While the agency states that 54 percent of the 795 cases during that time have been caused by a parent or caregiver who forgot the child was in the car, the two other main circumstances it lists have included children who gained access to a vehicle on their own (26.3 percent) and those who were knowingly left by a caregiver (18.9 percent).


In 2018 in the U.S., a record 52 children died from being trapped in a hot vehicle, according to the Kids and Cars website. The year before, the number was 43. The national average of vehicular heat-stroke deaths per year is 38—or one every nine days. The organization already lists five deaths in 2019, with all of them happening since April 4.
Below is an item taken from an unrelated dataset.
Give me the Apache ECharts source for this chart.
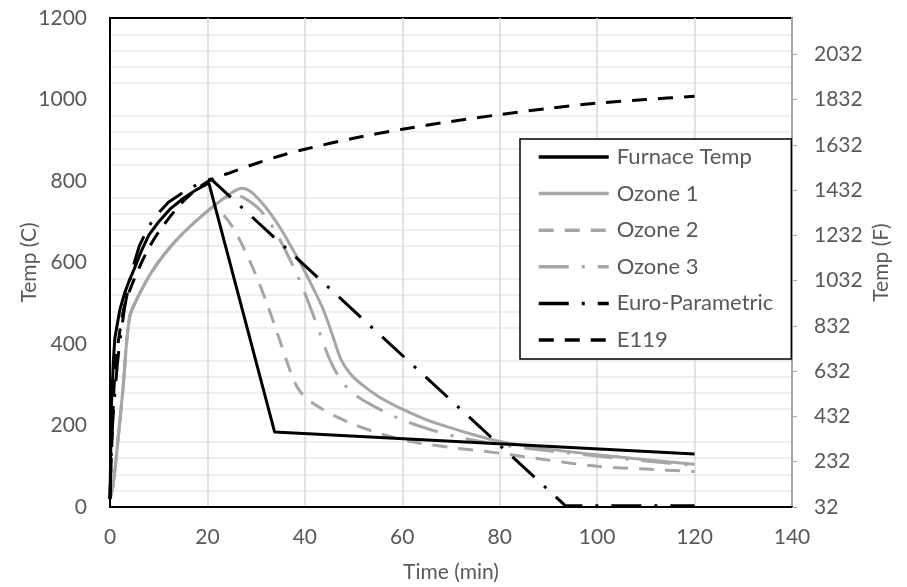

The California-based meteorology firm says July is often the deadliest month, and it says the number of children who have died due to vehicular heatstroke has dramatically increased since the mid-1990s.


So, how do some parents leave their children behind in hot cars? Kids and Cars cites a study by David Diamond, a psychology professor at the University of South Florida. In short, he blames it on the failure of "prospective memory," which is used to describe when the brain remembers to do something in the future. The study attributes this failure on many factors that commonly affect parents, including stress, multitasking, interruptions, sleep deprivation, and more.


Diamond suggests that automakers should add safeguards to help remind parents about children in the back seat. While rear-seat reminders are already available on many newer General Motors products as well as vehicles from Nissan and select 2019 Hyundai models, many older vehicles are not equipped with such technology. As a result, parents should be extra vigilant when warmer weather strikes to make sure their children don't become a statistic.